Wednesday 17 July 2013

There's a poet in here somewhere...

Yesterday, I spent the day with Frances Corky Thompson and a small group of selected poets. We were looking at all aspects of travel and writing poetry and feeding back on it all day. The workshop was run by Ruth O'Callaghan, whose new book The Silence Unheard is available from Shoestring Press.

What a switchback ride. Ruth moved us straight into creative mode, jotting down impressions from a photograph, feeding back on the results, then getting us to start forming our impressions into a poem. The whole day was like that: work, work, work, think and feedback around the table. The six participants worked so hard, produced some amazing work, a couple of formed poems that blew me away included and loads of drafts with gems embedded in them. (I came away with dozens of lovely words highlighted). It was an advanced workshop, I was trawling through my knowledge of metre and rhyme, alliterations and onomatopoeia, weaving more and more references in. There were a few moments when I was just baffled, the word penumbra, for example was one I had heard but never understood (it means part shade, apparently).

More exercises, leading to more drafts, and more feedback which often found connections that, in my case anyway, had been unconscious. The other participants were so generous, and their work so wonderful, I was left feeling like a complete amateur. Despite that, Ruth and the rest of the group drew some good stuff from my fuddled brain. Frances laid on a feast in her gorgeous garden, and we chatted and breathed back out before it all started again in the afternoon. More challenges, some I thought were completely beyond me. More poems fell out, were slapped into shape with seconds to spare, read out. Terrifying. I felt completely nurtured by the group, their criticisms were constructive and a learning curve that I found so helpful. I can see more poetry in my future...
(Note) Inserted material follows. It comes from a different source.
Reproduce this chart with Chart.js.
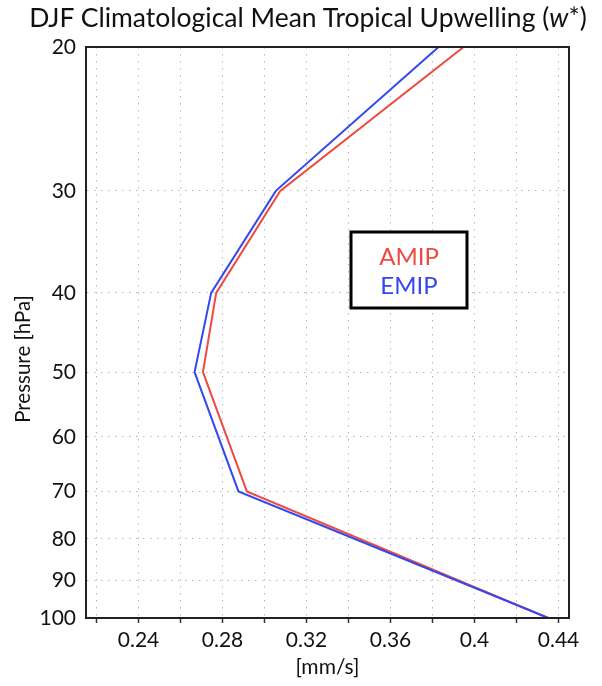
<!DOCTYPE html>
<html><head><meta charset="utf-8">
<script src="https://cdn.jsdelivr.net/npm/chart.js@4/dist/chart.umd.min.js"></script>
<style>
html,body{margin:0;padding:0;background:#fff;}
#wrap{position:relative;width:602px;height:686px;}
#title{position:absolute;left:0;top:1px;width:616px;text-align:center;font-family:Lato,"Noto Sans",sans-serif;font-size:26.5px;color:#111;white-space:nowrap;}
canvas{display:block;}
</style></head><body>
<div id="wrap"><div id="title">DJF Climatological Mean Tropical Upwelling (<i>w</i>*)</div><canvas id="c" width="602" height="686"></canvas></div>
<script>
const pressure = [20, 30, 40, 50, 70, 100];
const amip = [0.3948, 0.3075, 0.2770, 0.2707, 0.2916, 0.4350];
const emip = [0.3829, 0.3054, 0.2746, 0.2667, 0.2876, 0.4352];
const pressureTicks = [20, 30, 40, 50, 60, 70, 80, 90, 100];
const xGridTicks = [0.22, 0.24, 0.26, 0.28, 0.30, 0.32, 0.34, 0.36, 0.38, 0.40, 0.42, 0.44];
const xLabelValues = [0.24, 0.28, 0.32, 0.36, 0.40, 0.44];
const xLabelTexts = ['0.24', '0.28', '0.32', '0.36', '0.4', '0.44'];
const seriesNames = ['AMIP', 'EMIP'];
const seriesColors = ['#ee4a42', '#3347ee'];
const FONT = 'Lato, "Noto Sans", sans-serif';

const frame = {
  id: 'frame',
  afterDatasetsDraw(chart) {
    const {ctx, chartArea: a} = chart;
    ctx.save();
    ctx.strokeStyle = '#222';
    ctx.lineWidth = 2;
    ctx.strokeRect(a.left, a.top, a.right - a.left, a.bottom - a.top);
    ctx.restore();
  },
  afterDraw(chart) {
    const ctx = chart.ctx;
    ctx.save();
    ctx.translate(23, 359);
    ctx.rotate(-Math.PI / 2);
    ctx.fillStyle = '#111';
    ctx.font = '20.5px ' + FONT;
    ctx.textAlign = 'center';
    ctx.textBaseline = 'middle';
    ctx.fillText('Pressure [hPa]', 0, 0);
    ctx.restore();
    ctx.save();
    ctx.strokeStyle = '#000';
    ctx.lineWidth = 3;
    ctx.fillStyle = '#fff';
    ctx.fillRect(351, 232, 116, 76);
    ctx.strokeRect(351, 232, 116, 76);
    ctx.font = '24px ' + FONT;
    ctx.textAlign = 'center';
    ctx.textBaseline = 'middle';
    chart.data.datasets.forEach((d, i) => {
      ctx.fillStyle = d.borderColor;
      ctx.fillText(d.label, 409, 257 + i * 29);
    });
    ctx.restore();
  }
};

const toPts = (xs) => pressure.map((p, i) => ({x: xs[i], y: p}));

new Chart(document.getElementById('c'), {
  type: 'line',
  data: {
    datasets: [
      {label: seriesNames[0], data: toPts(amip), borderColor: seriesColors[0], borderWidth: 2, pointRadius: 0, tension: 0, fill: false, order: 1},
      {label: seriesNames[1], data: toPts(emip), borderColor: seriesColors[1], borderWidth: 2, pointRadius: 0, tension: 0, fill: false, order: 0}
    ]
  },
  options: {
    responsive: false,
    animation: false,
    devicePixelRatio: 1,
    layout: {padding: {top: 47, right: 33, left: 0, bottom: 0}},
    plugins: {legend: {display: false}, tooltip: {enabled: false}, title: {display: false}},
    scales: {
      x: {
        type: 'linear', min: 0.215, max: 0.445,
        afterBuildTicks: (s) => { s.ticks = xGridTicks.map(v => ({value: v})); },
        afterFit: (s) => { s.height = 68; },
        ticks: {
          autoSkip: false, maxRotation: 0, padding: 5, color: '#111',
          font: {family: FONT, size: 21},
          callback: (v) => { const i = xLabelValues.findIndex(t => Math.abs(t - v) < 1e-6); return i >= 0 ? xLabelTexts[i] : ''; }
        },
        grid: {color: '#b8b8b8', lineWidth: 1, tickColor: '#333', tickLength: 5, tickWidth: 1.5, tickBorderDash: []},
        border: {display: true, color: '#222', width: 2, dash: [1.5, 5.5]},
        title: {display: true, text: '[mm/s]', color: '#111', font: {family: FONT, size: 21}, padding: {top: 1, bottom: 6}}
      },
      y: {
        type: 'logarithmic', reverse: true, min: 20, max: 100,
        afterBuildTicks: (s) => { s.ticks = pressureTicks.map(v => ({value: v, major: false})); },
        afterFit: (s) => { s.width = 86; },
        ticks: {
          autoSkip: false, padding: 10, color: '#111',
          font: {family: FONT, size: 21},
          callback: (v) => String(v)
        },
        grid: {color: '#b8b8b8', lineWidth: 1, drawTicks: false},
        border: {display: true, color: '#222', width: 2, dash: [1.5, 5.5]}
      }
    }
  },
  plugins: [frame]
});
</script>
</body></html>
I wrote this: (be kind, early draft)
Circle

Air blows dusty and hot
rebounds through the train
as it surfs through Victorian earth
stations blur, circle again.

Metal brakes screech, jangle
around curves, the brick roof
pushes the river away,
spider hung with cables
and black with history.

We sag on sweaty, greasy seats
smell hot oil and hot people,
crowds pressed together, sway together,
blank-faces as we wait.

Oh, and on the book front, The Secrets of Life and Death has sold in the US to an imprint of Random House called Broadway. No more money for me but hopefully some more sales! How exciting...

1 comment:

  1. Just catching up on your blog. Fantastic news about the US sale!